=== WORK REQUIRED ===
Write out exactly, please, every line from the beginning of the entries to the line holding "const errData = categories.map((c, i)", and no pictures.

=== ENTRIES SHOWN ===
** Begin **

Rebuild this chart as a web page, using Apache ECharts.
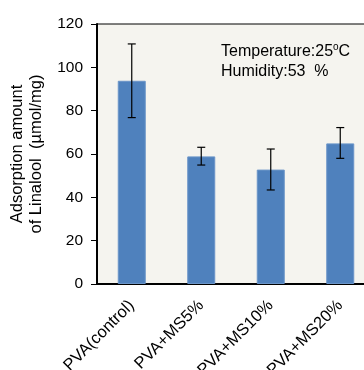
<!DOCTYPE html>
<html>
<head>
<meta charset="utf-8">
<script src="https://cdn.jsdelivr.net/npm/echarts@6/dist/echarts.min.js"></script>
<style>
  html, body { margin: 0; padding: 0; background: #fff; }
  #chart { width: 364px; height: 370px; }
</style>
</head>
<body>
<div id="chart"></div>
<script>
const categories = ['PVA(control)', 'PVA+MS5%', 'PVA+MS10%', 'PVA+MS20%']
const values = [93.8, 58.9, 52.8, 64.9]
const errLow = [76.8, 54.9, 43.4, 58.0]
const errHigh = [110.8, 63.1, 62.3, 72.2]
const yTicks = [0, 20, 40, 60, 80, 100, 120]

const font = '"Liberation Sans", Arial, sans-serif'
const chart = echarts.init(document.getElementById('chart'), undefined, { renderer: 'canvas' })

const errData = categories.map((c, i) => [i, errLow[i], errHigh[i]])

chart.setOption({
  backgroundColor: '#ffffff',
  animation: false,
  grid: {
    left: 97,
    top: 24,
    width: 278,
    height: 260,
    outerBoundsMode: 'none',
    containLabel: false,
    show: true,
    backgroundColor: '#f5f4ef',
    borderColor: '#000',
    borderWidth: 1,
  },
  xAxis: {
    type: 'category',
    data: categories,
    axisLine: { lineStyle: { color: '#000', width: 2 } },
    axisTick: { show: false },
    axisLabel: {
      rotate: 45,
      margin: 19,
      color: '#000',
      fontSize: 16.5,
      fontFamily: font,
      interval: 0,
    },
  },
  yAxis: {
    type: 'value',
    min: yTicks[0],
    max: yTicks[yTicks.length - 1],
    interval: 20,
    splitLine: { show: false },
    axisLine: { show: true, lineStyle: { color: '#000', width: 2 } },
    axisTick: { show: true, length: 6, lineStyle: { color: '#000', width: 1 } },
    axisLabel: { color: '#000', fontSize: 15.5, fontFamily: font, margin: 14 },
    name: 'Adsorption amount\nof Linalool  (µmol/mg)',
    nameLocation: 'middle',
    nameGap: 45,
    nameTextStyle: { color: '#000', fontSize: 16.5, fontFamily: font, lineHeight: 19 },
  },
  graphic: [
    {
      type: 'text',
      left: 221,
      top: 42,
      style: {
        text: 'Temperature:25{sup|o}C\nHumidity:53  %',
        fill: '#000',
        font: '16px ' + font,
        lineHeight: 20,
        rich: {
          sup: { fontSize: 10, verticalAlign: 'top', padding: [0, 0, 7, 0], fontFamily: font },
        },
      },
    },
  ],
  series: [
    {
      type: 'bar',
      data: values,
      barWidth: 28,
      itemStyle: { color: '#4f81bd', borderColor: '#6b95c8', borderWidth: 1 },
    },
    {
      type: 'custom',
      data: errData,
      z: 10,
      renderItem: function (params, api) {
        const x = api.value(0)
        const lo = api.coord([x, api.value(1)])
        const hi = api.coord([x, api.value(2)])
        const cap = 4
        const style = { stroke: '#000', lineWidth: 1.2 }
        return {
          type: 'group',
          children: [
            { type: 'line', shape: { x1: lo[0], y1: lo[1], x2: hi[0], y2: hi[1] }, style },
            { type: 'line', shape: { x1: hi[0] - cap, y1: hi[1], x2: hi[0] + cap, y2: hi[1] }, style },
            { type: 'line', shape: { x1: lo[0] - cap, y1: lo[1], x2: lo[0] + cap, y2: lo[1] }, style },
          ],
        }
      },
    },
  ],
})
</script>
</body>
</html>
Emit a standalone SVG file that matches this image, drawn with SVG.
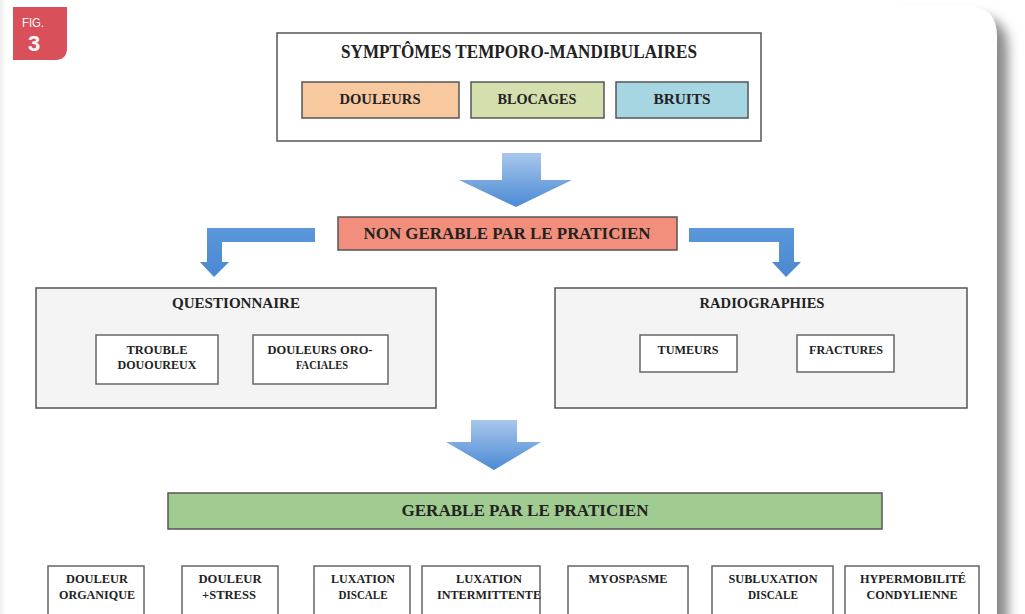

** End **

=== EXPECTED ANSWER ===
Rebuild this chart as a web page, using Apache ECharts.
<!DOCTYPE html>
<html>
<head>
<meta charset="utf-8">
<script src="https://cdn.jsdelivr.net/npm/echarts@6/dist/echarts.min.js"></script>
<style>
  html, body { margin: 0; padding: 0; background: #fff; }
  #chart { width: 364px; height: 370px; }
</style>
</head>
<body>
<div id="chart"></div>
<script>
const categories = ['PVA(control)', 'PVA+MS5%', 'PVA+MS10%', 'PVA+MS20%']
const values = [93.8, 58.9, 52.8, 64.9]
const errLow = [76.8, 54.9, 43.4, 58.0]
const errHigh = [110.8, 63.1, 62.3, 72.2]
const yTicks = [0, 20, 40, 60, 80, 100, 120]

const font = '"Liberation Sans", Arial, sans-serif'
const chart = echarts.init(document.getElementById('chart'), undefined, { renderer: 'canvas' })

const errData = categories.map((c, i) => [i, errLow[i], errHigh[i]])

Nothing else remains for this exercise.